Pipeline 40 typically comprises dedicated or programmable hardware logic, which is configured to carry out the functions described herein. For example, pipeline 40 may comprise a suitable application-specific integrated circuit (ASIC). Alternatively or additionally, at least some of the functions of pipeline 40 may be implemented in a standalone or embedded microprocessor. (For example, such a microprocessor may be responsible for compiling classification rules received by network element 20 into matching database 36.) The microprocessor performs its functions under the control of software instructions, which are typically stored in tangible, non-transitory computer-readable storage media, such as electronic, optical, or magnetic memory media.

When dealing with large keys using TCAMs such as TCAM 38, simply splitting a key and performing two lookups does not guarantee the correct result, as will be seen from the discussion below.

First Embodiment

FIG. 2 is a flow chart of a method for accommodating large search keys in a TCAM in accordance with an embodiment of the invention. The method involves splitting a search key into at least two portions in accordance and storing the portions in different TCAMs. While a division of a key into two keys is discussed here for clarity, the method can be generalized to accommodate a larger number of divisions of a key, and the details will be apparent to those skilled in the art. In initial step 42 it is assumed that a rule set is available. The fields of a search are identified. For purposes of this disclosure a field may comprise one or more bits, which are assigned particular meanings.
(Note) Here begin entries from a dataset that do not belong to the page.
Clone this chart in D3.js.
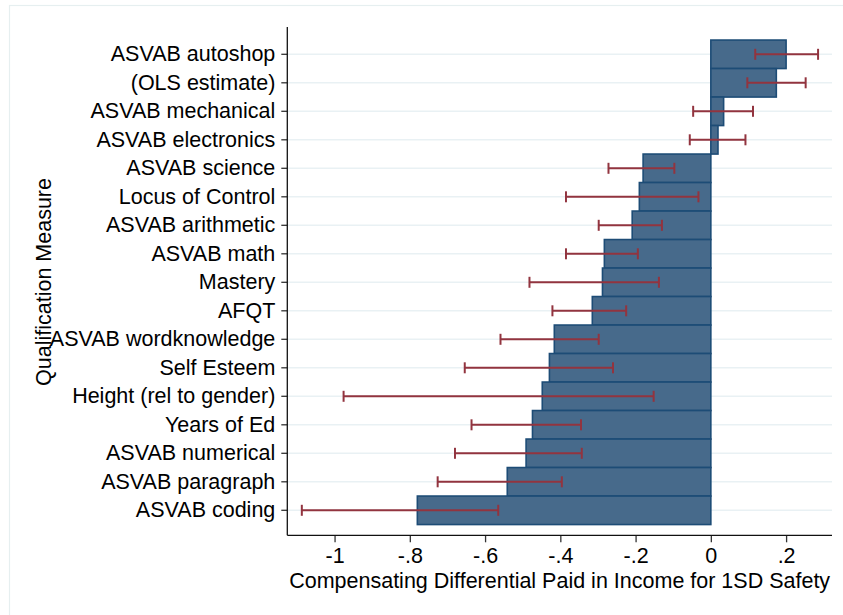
<!DOCTYPE html>
<html>
<head>
<meta charset="utf-8">
<script src="https://cdn.jsdelivr.net/npm/d3@7"></script>
<style>
  html, body { margin: 0; padding: 0; background: #fff; }
  svg { display: block; font-family: "Liberation Sans", Arial, Helvetica, sans-serif; }
</style>
</head>
<body>
<svg id="chart" width="843" height="615"></svg>
<script>
const categories = [
  "ASVAB autoshop", "(OLS estimate)", "ASVAB mechanical", "ASVAB electronics",
  "ASVAB science", "Locus of Control", "ASVAB arithmetic", "ASVAB math",
  "Mastery", "AFQT", "ASVAB wordknowledge", "Self Esteem",
  "Height (rel to gender)", "Years of Ed", "ASVAB numerical", "ASVAB paragraph",
  "ASVAB coding"
];
const estimates = [0.200, 0.174, 0.034, 0.019, -0.180, -0.190, -0.209, -0.283,
  -0.288, -0.315, -0.416, -0.429, -0.448, -0.474, -0.491, -0.541, -0.780];
const ciLow = [0.118, 0.097, -0.047, -0.056, -0.272, -0.385, -0.298, -0.385,
  -0.482, -0.421, -0.559, -0.654, -0.976, -0.636, -0.680, -0.726, -1.087];
const ciHigh = [0.285, 0.252, 0.112, 0.092, -0.097, -0.033, -0.130, -0.194,
  -0.138, -0.225, -0.298, -0.260, -0.152, -0.345, -0.343, -0.396, -0.565];
const xTickValues = [-1, -0.8, -0.6, -0.4, -0.2, 0, 0.2];
const xTickLabels = ["-1", "-.8", "-.6", "-.4", "-.2", "0", ".2"];
const xTitle = "Compensating Differential Paid in Income for 1SD Safety";
const yTitle = "Qualification Measure";

(function () {
const rows = categories.map((c, i) => ({ c, v: estimates[i], lo: ciLow[i], hi: ciHigh[i] }));

const svg = d3.select("#chart");
const pL = 287.3, pR = 832, pT = 27, pB = 535.3;
const FS = 21.5;

const x = d3.scaleLinear().domain([-1.1256, 0.322]).range([pL, pR]);
const y = d3.scaleBand().domain(categories).range([40.05, 524.55]).padding(0);
const cy = d => y(d) + y.bandwidth() / 2;

// outer light frame
svg.append("rect").attr("x", 9.5).attr("y", 5.5).attr("width", 900).attr("height", 700)
  .attr("fill", "none").attr("stroke", "#e6eff0").attr("stroke-width", 1.2);

// gridlines
svg.append("g").selectAll("line").data(categories).join("line")
  .attr("x1", pL).attr("x2", pR)
  .attr("y1", d => cy(d)).attr("y2", d => cy(d))
  .attr("stroke", "#e9f1f4").attr("stroke-width", 1.6);

// bars
svg.append("g").selectAll("rect").data(rows).join("rect")
  .attr("x", d => x(Math.min(0, d.v)))
  .attr("width", d => Math.abs(x(d.v) - x(0)))
  .attr("y", d => y(d.c))
  .attr("height", y.bandwidth())
  .attr("fill", "#476a8b").attr("stroke", "#1d4c76").attr("stroke-width", 1.6);

// error bars
const eb = svg.append("g").attr("stroke", "#92343f").attr("stroke-width", 2);
eb.selectAll("line.h").data(rows).join("line").attr("class", "h")
  .attr("x1", d => x(d.lo)).attr("x2", d => x(d.hi))
  .attr("y1", d => cy(d.c)).attr("y2", d => cy(d.c));
eb.selectAll("line.l").data(rows).join("line").attr("class", "l")
  .attr("x1", d => x(d.lo)).attr("x2", d => x(d.lo))
  .attr("y1", d => cy(d.c) - 5.5).attr("y2", d => cy(d.c) + 5.5);
eb.selectAll("line.r").data(rows).join("line").attr("class", "r")
  .attr("x1", d => x(d.hi)).attr("x2", d => x(d.hi))
  .attr("y1", d => cy(d.c) - 5.5).attr("y2", d => cy(d.c) + 5.5);

// x axis
const xAxis = d3.axisBottom(x).tickValues(xTickValues)
  .tickFormat((d, i) => xTickLabels[i]).tickSize(7).tickPadding(5).tickSizeOuter(0);
const gx = svg.append("g").attr("transform", `translate(0,${pB})`).call(xAxis);
gx.select(".domain").remove();
gx.append("line").attr("x1", pL).attr("x2", pR).attr("y1", 0).attr("y2", 0)
  .attr("stroke", "#111").attr("stroke-width", 1.3);
gx.selectAll(".tick line").attr("stroke", "#333").attr("stroke-width", 1.3);
gx.selectAll(".tick text").attr("font-size", FS).attr("fill", "#000")
  .attr("font-family", "Liberation Sans, Arial, sans-serif");

// y axis
const yAxis = d3.axisLeft(y).tickSize(6).tickPadding(6).tickSizeOuter(0);
const gy = svg.append("g").attr("transform", `translate(${pL},0)`).call(yAxis);
gy.select(".domain").remove();
gy.append("line").attr("x1", 0).attr("x2", 0).attr("y1", pT).attr("y2", pB)
  .attr("stroke", "#111").attr("stroke-width", 1.3);
gy.selectAll(".tick line").attr("stroke", "#333").attr("stroke-width", 1.3);
gy.selectAll(".tick text").attr("font-size", FS).attr("fill", "#000")
  .attr("font-family", "Liberation Sans, Arial, sans-serif");

// titles
svg.append("text").attr("x", (pL + pR) / 2).attr("y", 588)
  .attr("text-anchor", "middle").attr("font-size", FS).attr("fill", "#000").text(xTitle);
svg.append("text").attr("transform", `translate(51,282) rotate(-90)`)
  .attr("text-anchor", "middle").attr("font-size", FS).attr("fill", "#000").text(yTitle);
})();
</script>
</body>
</html>
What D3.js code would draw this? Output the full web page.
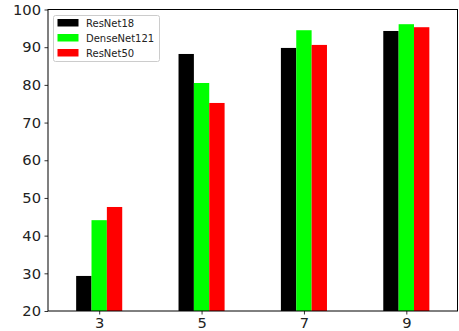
<!DOCTYPE html>
<html><head><meta charset="utf-8">
<script src="https://cdn.jsdelivr.net/npm/d3@7"></script>
<style>body{margin:0;background:#fff}svg{display:block}text{font-family:"DejaVu Sans",sans-serif}</style>
</head><body><svg id="c" width="459" height="331"></svg>
<script>
const categories = [3, 5, 7, 9];
const seriesNames = ["ResNet18", "DenseNet121", "ResNet50"];
const seriesColors = ["#000000", "#00ff00", "#ff0000"];
const resnet18 = [29.3, 88.2, 89.8, 94.3];
const densenet121 = [44.1, 80.5, 94.5, 96.1];
const resnet50 = [47.6, 75.2, 90.6, 95.3];
const yTicks = [20, 30, 40, 50, 60, 70, 80, 90, 100];
const series = [resnet18, densenet121, resnet50];

const svg = d3.select("#c");
const L = 48, R = 457.5, T = 9.5, B = 311;
const x = d3.scaleLinear().domain([2, 10]).range([L, R]);
const y = d3.scaleLinear().domain([20, 100]).range([B, T]);
const bw = 0.3;

series.forEach((vals, si) => {
  svg.append("g").selectAll("rect").data(vals).join("rect")
    .attr("x", (d, i) => x(categories[i] + (si - 1) * bw - bw / 2))
    .attr("width", x(bw) - x(0))
    .attr("y", d => y(d))
    .attr("height", d => y(20) - y(d))
    .attr("fill", seriesColors[si]);
});

const ya = svg.append("g").attr("transform", `translate(${L},0)`)
  .call(d3.axisLeft(y).tickValues(yTicks).tickSize(3.5).tickPadding(3.5));
const xa = svg.append("g").attr("transform", `translate(0,${B})`)
  .call(d3.axisBottom(x).tickValues(categories).tickSize(3.5).tickPadding(3.5));
[ya, xa].forEach(a => {
  a.select(".domain").remove();
  a.selectAll("line").attr("stroke", "#000").attr("stroke-width", 0.8);
  a.selectAll("text").attr("font-size", "14.7px").attr("fill", "#222")
    .style("font-family", '"DejaVu Sans",sans-serif');
});
svg.append("rect").attr("x", L).attr("y", T).attr("width", R - L).attr("height", B - T)
  .attr("fill", "none").attr("stroke", "#000").attr("stroke-width", 1);

const lg = svg.append("g").attr("transform", "translate(53.5,15.5)");
lg.append("rect").attr("width", 106).attr("height", 46).attr("rx", 2)
  .attr("fill", "#fff").attr("fill-opacity", 0.8).attr("stroke", "#ccc").attr("stroke-width", 1);
seriesNames.forEach((n, i) => {
  lg.append("rect").attr("x", 4).attr("y", 3.5 + i * 15).attr("width", 21).attr("height", 7.5)
    .attr("fill", seriesColors[i]);
  lg.append("text").attr("x", 32.5).attr("y", 7.5 + i * 15).attr("dy", "0.35em")
    .attr("font-size", "10px").attr("fill", "#222").text(n);
});
</script></body></html>
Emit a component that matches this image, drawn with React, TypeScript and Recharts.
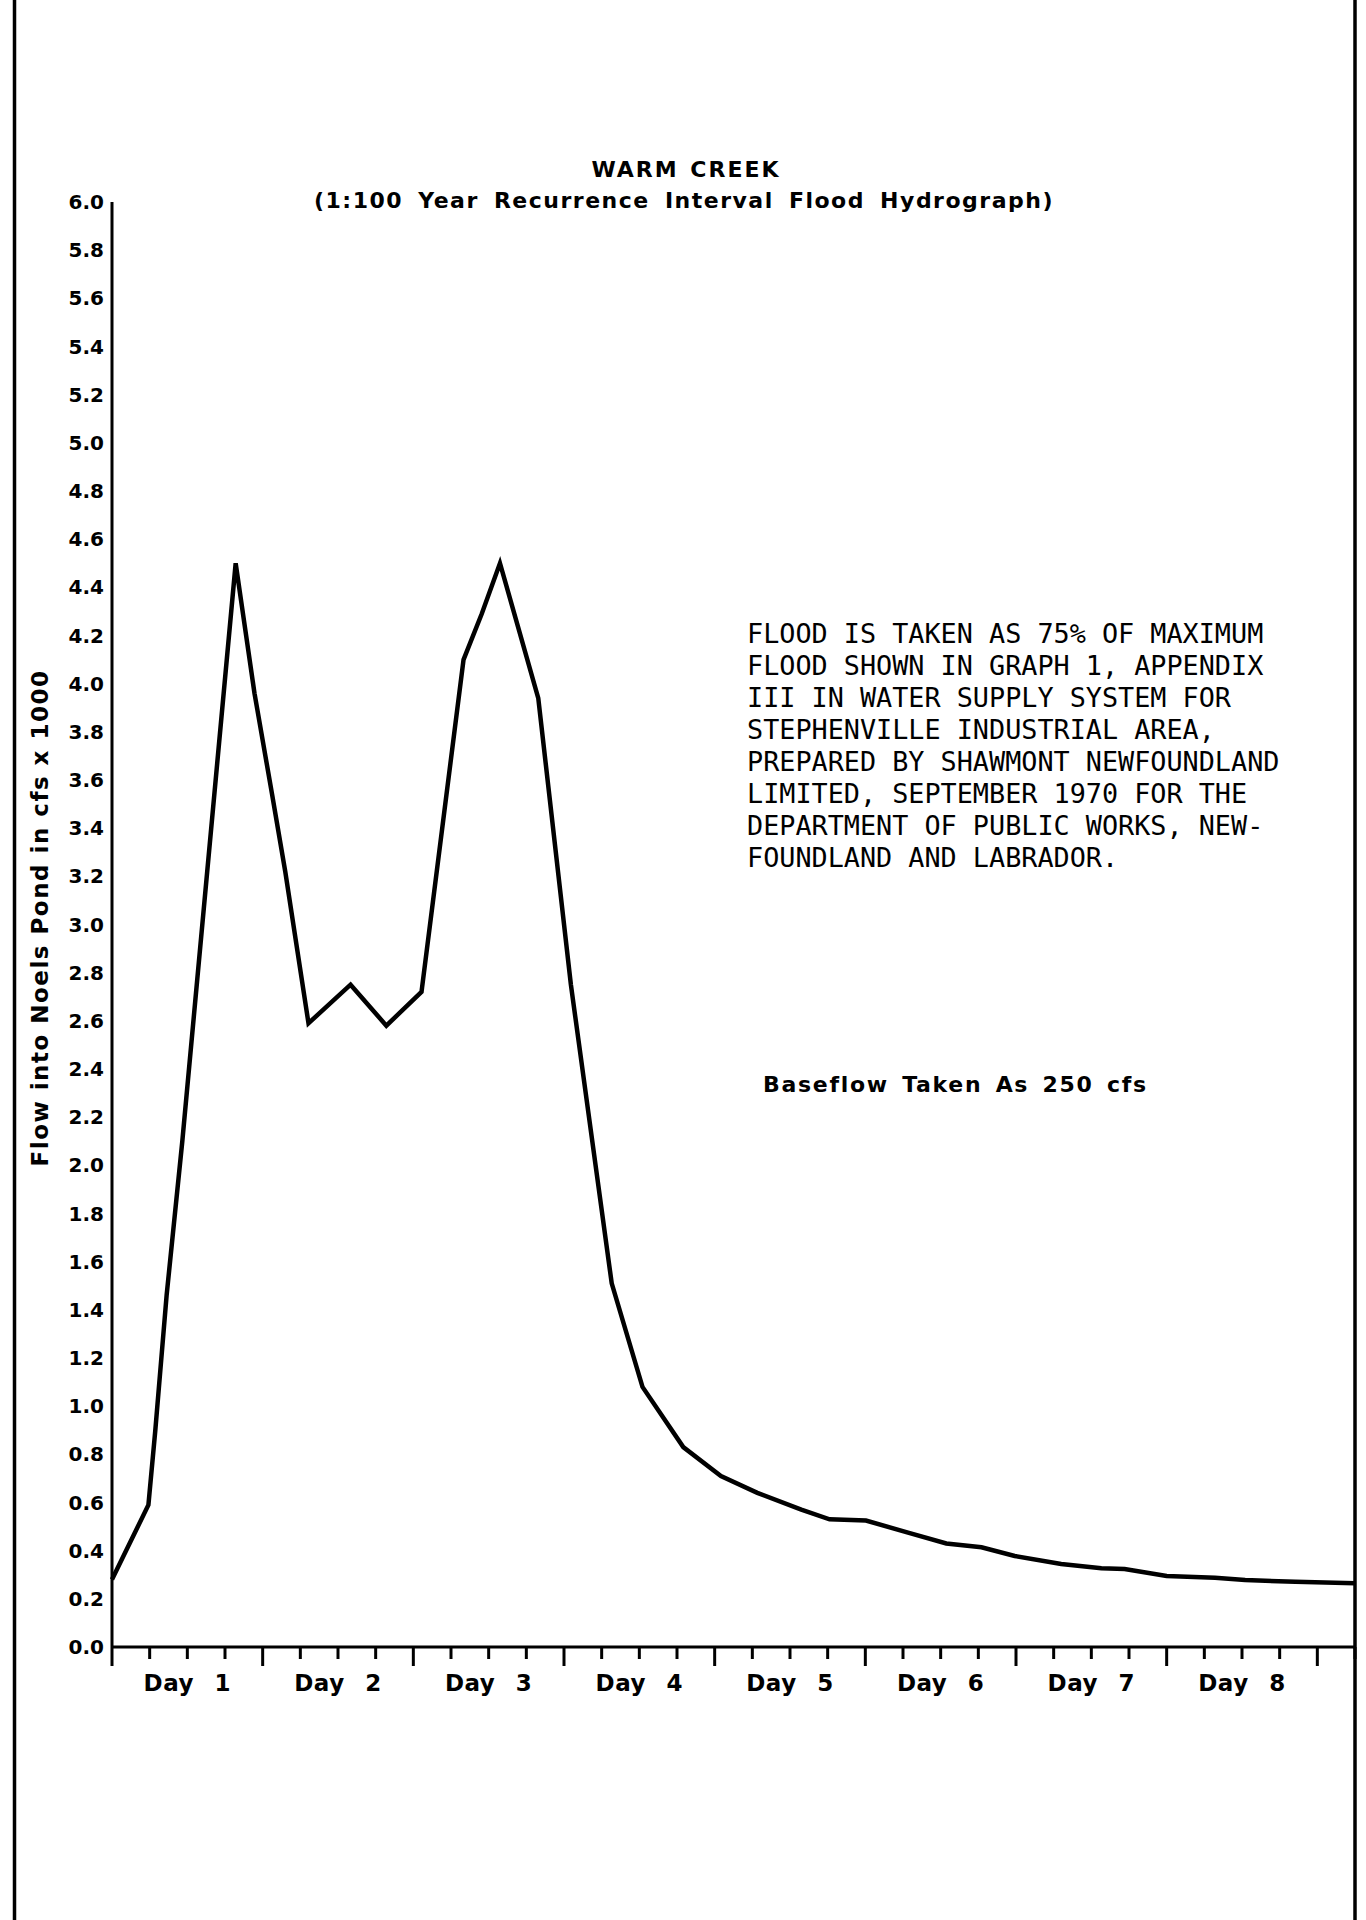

Simply splitting the key into two keys is unsatisfactory. To see why, let us assume that we split each key in two parts k={A,B} and do a lookup first on a first part (A) and then on a second part (B). The result of the lookup on the first part is then appended to the lookup on the second part to search only for the relevant rules.

Example 1

Consider a database with five rules:

• • r₁={A₁,B₁}
  • r₂={A₂,B₂}
  • r₃={A₃,B₃}
  • r₄={A₄,B₄}
  • r₅={A₄,B₅}

Then a first TCAM, stores first parts (A):

• • A₁→M₁
  • A₂→M₂
  • A₃→M₃
  • A₄→M₄

Metadata M_i is appended to the second parts B_i for the second lookup, so that the second TCAM or TCAM array has the following entries:

• • {M₁,B₁}
  • {M₂,B₂}
  • {M₃,B₃}
  • {M₄,B₄}
  • {M₄,B₅}

In total, there are nine rules, each smaller than the corresponding original rules. It should be noted that the last two rules (r₄, r₅) share the same first parts and hence the same metadata M₄.

The first lookup on part A gives us metadata M, i.e., data derived from part A according to some prearranged scheme, on which to build a key for the second lookup. This scheme only works if none of the parts A overlap. Two rules overlap when there are keys that match both rules.

For example, let us consider rules that have only two fields, the source and destination layer four ports. The notation “x” denotes a wildcard field. Two rules overlap if a search for a value can match the two rules. Thus, the rules {21, x} and {x, 80} overlap, as a search for 21, 80 matches the two rules. The two fields assuming the values 21 and 80 are referred to herein as “overlapping fields”. In the set of rules considered in Example 1 above, if first parts A₁ and A₂ overlap, there may be a packet that matches both A₁ and A₂ but only B₂. The two TCAM solution would match A₁ and then miss on B₁. Thus, the search would fail to find the match on r₂={A₂,B₂}.

In order to deal with overlaps such as the above-noted case of rules A₁ and A₂, the intersection of the two rules is generated by taking the bits that are not wildcard bits. For example, for two-field rules {21, x} and {x, 80} the intersection is {21,80}. Let us denote the intersection of two rules A₁ and A₂ as In(A₁,A₂). Then, we add the intersection to the entries stored in the first TCAM and associate the intersection with entries in the second TCAM that match A₁ or A₂. The rules stored in the scheme of Example 1 would then be in the first part:

• • In(A₁,A₂)→M_In
  • A₁→M₁
  • A₂→M₂
  • A₃→M₃
  • A₄→M₄,

    
    
    

    and in the second part:

  • {M_In,B₁}
  • {M_In,B₂}
  • {M₁,B₁}
  • {M₂,B₂}
  • {M₃,B₃}
  • {M₄,B₄}
  • {M₄,B₅}.

It can be seen that additional rules have been added to both the first and second parts, so that now there are a total of twelve rules. The first two rules in the list for the second part are an expansion that is necessary to accommodate the intersection In(A₁,A₂).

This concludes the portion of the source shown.